But the brigade, though sorely hurt, held them off without difficulty, and was found on the morning of the 24th to be still lying upon the ground which they had won.

Our losses had been very heavy, Colonel Thackeray of the Inniskillings, Colonel Sitwell of the Dublins, three majors, twenty officers, and a total of about six hundred out of 1200 actually engaged. To take such punishment and to remain undemoralised is the supreme test to which troops can be put. Could the loss have been avoided? By following the original line of advance from Monte Christo, perhaps, when we should have turned the enemy's left. But otherwise no. The hill was in the way and had to be taken. In the war game you cannot play without a stake. You lose and you pay forfeit, and where the game is fair the best player is he who pays with the best grace. The attack was well prepared, well delivered, and only miscarried on account of the excellence of the defence. We proved once more what we had proved so often before, that all valour and all discipline will not avail in a frontal attack against brave coolheaded men armed with quick-firing rifles.

While the Irish Brigade assaulted Railway Hill an attack had been made upon the left, which was probably meant as a demonstration to keep the Boers from reinforcing their comrades rather than as an actual attempt upon their lines. Such as it was, however, it cost the life of at least one brave soldier, for Colonel Thorold, of the Welsh Fusiliers, was among the fallen.

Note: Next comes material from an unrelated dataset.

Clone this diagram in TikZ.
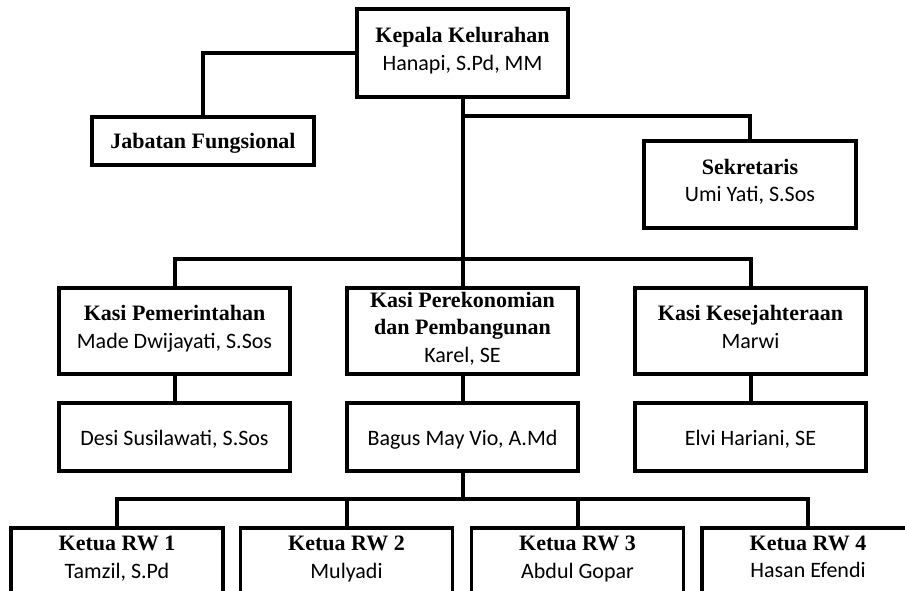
\documentclass[tikz,border=0pt]{standalone}
\usepackage{fontspec}
\setmainfont{Carlito}
\newfontfamily\judulfont{Liberation Serif}
\newcommand{\tegak}{\rule[-8pt]{0pt}{32pt}}
\usepackage{tikz}

\begin{document}
\begin{tikzpicture}[x=1pt, y=-1pt, every node/.style={font=\fontsize{22}{27.5}\selectfont, align=center, execute at begin node=\tegak, execute at end node=\tegak}, box/.style={draw, line width=3.2pt, inner sep=0pt, minimum width=231pt}, link/.style={line width=4pt}]
	\useasboundingbox (0,0) rectangle (905,591);
	\clip (0,0) rectangle (905,591);
	\node[box, minimum width=211pt, minimum height=88pt] (kepala) at (462.5,53) {{\judulfont\bfseries Kepala Kelurahan}\\Hanapi, S.Pd, MM};
	\node[box, minimum width=222pt, minimum height=48pt] (fungsional) at (203,141) {\judulfont\bfseries Jabatan Fungsional};
	\node[box, minimum width=212pt, minimum height=87pt] (sekretaris) at (750,184.5) {{\judulfont\bfseries Sekretaris}\\Umi Yati, S.Sos};
	\node[box, minimum height=86pt] (kasi1) at (174.5,331) {{\judulfont\bfseries Kasi Pemerintahan}\\Made Dwijayati, S.Sos};
	\node[box, minimum height=86pt] (kasi2) at (462.5,331) {{\judulfont\bfseries Kasi Perekonomian}\\{\judulfont\bfseries dan Pembangunan}\\Karel, SE};
	\node[box, minimum height=86pt] (kasi3) at (750.5,331) {{\judulfont\bfseries Kasi Kesejahteraan}\\Marwi};
	\node[box, minimum height=68pt] (staf1) at (174.5,437) {Desi Susilawati, S.Sos};
	\node[box, minimum height=68pt] (staf2) at (462.5,437) {Bagus May Vio, A.Md};
	\node[box, minimum height=68pt] (staf3) at (750.5,437) {Elvi Hariani, SE};
	\node[box, minimum width=212pt, minimum height=66pt] (rw1) at (117,561) {{\judulfont\bfseries Ketua RW 1}\\Tamzil, S.Pd};
	\node[box, minimum width=212pt, minimum height=66pt] (rw2) at (346.5,561) {{\judulfont\bfseries Ketua RW 2}\\Mulyadi};
	\node[box, minimum width=212pt, minimum height=66pt] (rw3) at (577.5,561) {{\judulfont\bfseries Ketua RW 3}\\Abdul Gopar};
	\node[box, minimum width=212pt, minimum height=66pt] (rw4) at (808,561) {{\judulfont\bfseries Ketua RW 4}\\Hasan Efendi};
	\coordinate (bagi1) at (462.5,116);
	\coordinate (bagi2) at (462.5,259);
	\coordinate (bagi3) at (462.5,499);
	\draw[link] (kepala.west) -| (fungsional.north);
	\draw[link] (kepala.south) -- (kasi2.north);
	\draw[link] (bagi1) -| (sekretaris.north);
	\draw[link] (kasi1.north) |- (bagi2) -| (kasi3.north);
	\foreach \i in {1,2,3}
		\draw[link] (kasi\i.south) -- (staf\i.north);
	\draw[link] (staf2.south) -- (bagi3);
	\draw[link] (rw1.north) |- (bagi3) -| (rw4.north);
	\foreach \i in {2,3}
		\draw[link] (rw\i.north) -- (rw\i.north |- bagi3);
\end{tikzpicture}
\end{document}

Thorold, Thackeray, and Sitwell in one evening. Who can say that British colonels have not given their men a lead?

The army was now at a deadlock. Railway Hill barred the way, and if Hart's men could not carry it by assault it was hard to say who could. The 24th found the two armies facing each other at this critical point, the Irishmen still clinging to the slopes of the hill and the Boers lining the top. Fierce rifle firing broke out between them during the day, but each side was well covered and lay low. The troops in support suffered somewhat, however, from a random shell fire. Mr. Winston Churchill has left it upon record that within his own observation three of their shrapnel shells fired at a venture on to the reverse slope of a hill accounted for nineteen men and four horses. The enemy can never have known how hard those three shells had hit us, and so we may also believe that our artillery fire has often been less futile than it appeared.

General Buller had now realised that it was no mere rearguard action which the Boers were fighting, but that their army was standing doggedly at bay; so he reverted to that flanking movement which, as events showed, should never have been abandoned. Hart's Irish Brigade was at present almost the right of the army. His new plan--a masterly one--was to keep Hart pinning the Boers at that point, and to move his centre and left across the river, and then back to envelope the left wing of the enemy. By this manoeuvre Hart became the extreme left instead of the extreme right, and the Irish Brigade would be the hinge upon which the whole army should turn. It was a large conception, finely carried out. The 24th was a day of futile shell fire--and of plans for the future. The heavy guns were got across once more to the Monte Christo ridge and to Hlangwane, and preparations made to throw the army from the west to the east. The enemy still snarled and occasionally snapped in front of Hart's men, but with four companies of the 2nd Rifle Brigade to protect their flanks their position remained secure.

In the meantime, through a contretemps between our outposts and the Boers, no leave had been given to us to withdraw our wounded, and the unfortunate fellows, some hundreds of them, had lain between the lines in agonies of thirst for thirty-six hours--one of the most painful incidents of the campaign. Now, upon the 25th, an armistice was proclaimed, and the crying needs of the survivors were attended to. On the same day the hearts of our soldiers sank within them as they saw the stream of our wagons and guns crossing the river once more.